No, no planteo aquí que el presidente Donald Trump está por dejar la Oficina Oval como resultado ya sea de un juicio político de remoción, que aviente la toalla o que le apliquen la Enmienda 25 de la Constitución de Estados Unidos que permite remover a un titular del Ejecutivo si su gabinete y el Congreso determinan que no está facultado mental o físicamente para seguir ejerciendo el poder. Pero eso no significa que ante la debacle que es hoy la gestión de Trump, no haya republicanos que estén cruzando los dedos para que el vicepresidente Mike Pence tome su lugar antes de que concluya su mandato, y que muchos demócratas —pensando en el dicho de Oscar Wilde de que “cuando los dioses nos quieren castigar, escuchan nuestras plegarias”— se estén tronando los dedos con las implicaciones de que Pence pudiese sustituirlo.

Qué duda cabe de que la presidencia estadounidense es una de las responsabilidades más complejas del mundo.
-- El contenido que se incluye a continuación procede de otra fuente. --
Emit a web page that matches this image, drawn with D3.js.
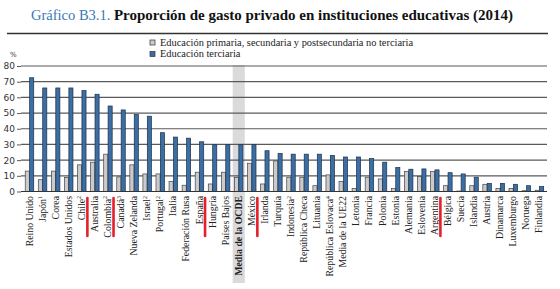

Pero tampoco se requiere de un superhéroe de Marvel ni un Übermensch nietzscheano para conducirse en el cargo con raseros de eficacia y dignidad. Se necesitan, sí, algunos atributos básicos: un nivel razonable de curiosidad intelectual, convicción y sentido de propósito, competencia administrativa elemental, un mínimo lapso de atención, una brújula moral que funcione y un grado de control y mesura. Trump reprueba en todos estos rubros. Seguramente algunas de esas virtudes no las ha tenido jamás en su vida y otras se le atrofiaron con el paso de los años. Es cierto que tiene olfato político y —a pesar de que a mí no me lo parece habiéndolo tratado como embajador— carisma, además de astucia e instinto para saber cuándo ir a por la yugular, factores que describen en parte por qué ganó la elección. Pero estas aptitudes no son suficientes; combinadas con sus defectos, explican en gran medida su actuación deplorable, el pavor que existe a que controle códigos nucleares y por qué la investidura presidencial está bajo asalto.

Sólo han habido nueve presidentes accidentales en la historia de EU. Cuatro sucedieron a mandatarios que murieron de causas naturales; cuatro más asumieron el cargo cortesía de una bala, y uno lo hizo a raíz de una renuncia forzada. En este momento es improbable que Trump sea removido (se necesitarían indispensablemente pruebas flamígeras de colusión electoral con Rusia y obstrucción de justicia así como control demócrata del Congreso con las elecciones legislativas de 2018, amén de temas vinculados con su salud psiquiátrica), y el 25% del electorado que conforma su voto duro armaría la de San Quintín. No obstante, hay que prever y pensar cómo sería un presidente Pence. Desde el punto de vista de competencia, temperamento político y madurez intelectual, Pence —quien aspira a la presidencia— sería un antídoto a la petulancia e imprevisibilidad de Trump y una mejora considerable. De entrada, podríamos estar un poco más tranquilos de que EU no se lance a lo loco a un conflicto militar con Corea del Norte. Como ex gobernador de Indiana y congresista por 11 años, respeta la Constitución, defiende la separación de poderes y libertad de prensa y, como persona relativamente íntegra, evitaría la retahíla de conflictos de interés que caracterizan a su actual jefe y a su parentela, apodada en Washington con escarnio, la familia real. Los demócratas hallarían muy pocas cosas de agrado en una administración Pence. Está encasillado en la genuina derecha conservadora del GOP en temas como aborto, derechos igualitarios para personas LBGT, cambio climático o creacionismo. Sus posturas en materia económica están alineadas con la ortodoxia republicana: menos impuestos y regulaciones y un gobierno acotado y más pequeño. Con México, si bien Pence mantendría el énfasis de Trump sobre seguridad fronteriza, incluyendo el muro, cesaría la embestida antimexicana, moderando algunas de la posiciones antiinmigrantes del sector más extremo del GOP. Y ya encarrilado el ratón, buscaría capitalizar la renegociación del TLCAN para realmente modernizarlo.

No hay que olvidar que con base en la Enmienda 22 constitucional, si el vicepresidente sustituyese a Trump antes de la marca de los dos años, sólo podría buscar una reelección. En cambio, si lo hace con menos de dos años para que concluya el mandato presidencial, podría reelegirse dos veces, sirviendo como presidente hasta 10 años. Es esa perspectiva la que hace dudar a muchos demócratas si un juicio político conviene a sus intereses de medio plazo, o si lo mejor es debilitar y arrinconar a Trump a la Dunkerque, sin asestarle un golpe de muerte, pero sin dejarlo evacuar sus fuerzas para pelear otro día. Otros piensan que es mayor el riesgo —institucional, político y social— para la nación dejar que Trump se mantenga en poder. Hoy, en términos shakesperianos, “esa es la cuestión” que se debate en pasillos y sobremesas.